PETTESSON'S PGA PENALTY
The PGA of America tried to prevent a rules controversy like the one that befell Dustin Johnson at Whistling Straits in 2010 by declaring all sandy areas at Kiawah's Ocean Course as waste areas, as they've done in the past. Not to be deterred, the Rules of Golf found another way to cause mass confusion and excessive hair-pulling. On the first hole of the final round of the PGA Championship — and playing in the final group with Rory McIlroy — Carl Pettersson hit a drive to the right that rested deep in in the rough, just a foot or two over a red hazard line. Pettersson took his second shot and eventually made par. However, a few holes later a Rules Official approached Carl and told him he had been penalized two strokes for moving a dead leaf in his backswing in the hazard. The penalty eventually cost Carl second place and many thousands of dollars, but was the ruling correct?

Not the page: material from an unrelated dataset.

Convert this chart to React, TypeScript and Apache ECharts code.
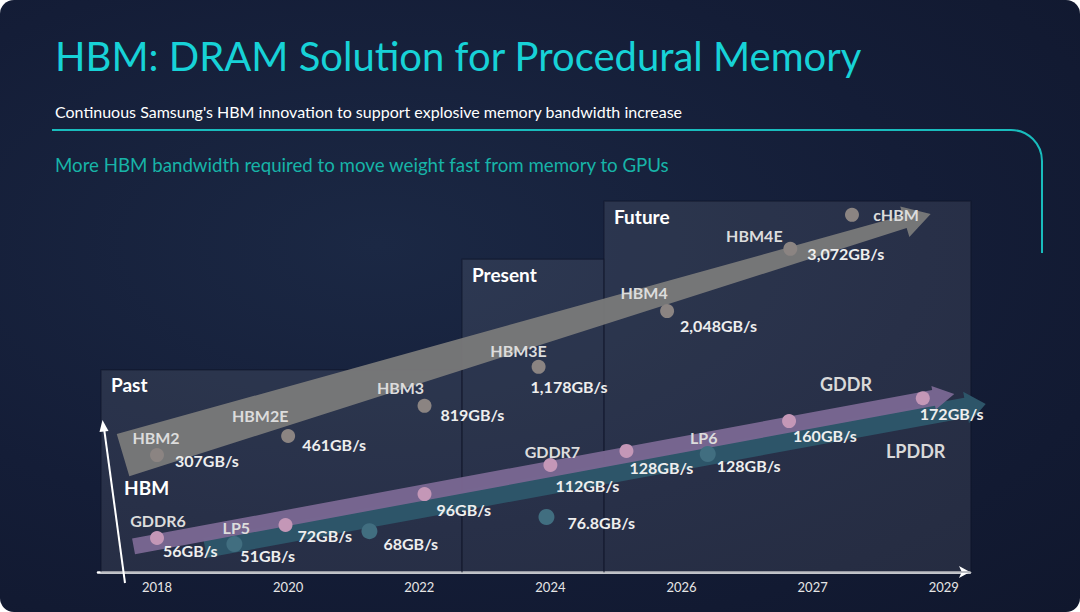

As we see again and again when dealing with the esteemed but unforgiving Rules of Golf, the correct ruling isn't always the fair ruling. When one looks at the television replay of Pettersson's shot, his club makes contact with a small, dead leaf, causing it to flip in the air. This clearly violates Rules 13-4c, moving a loose impediment in a hazard. Presumably, the rule was designed to prevent players from improving their lies when they hit into hazards, a noble cause indeed. Unfortunately, while Pettersson is innocent of that crime, he is no doubt in violation of the rules. And you know what they say — rules are rules, especially in golf!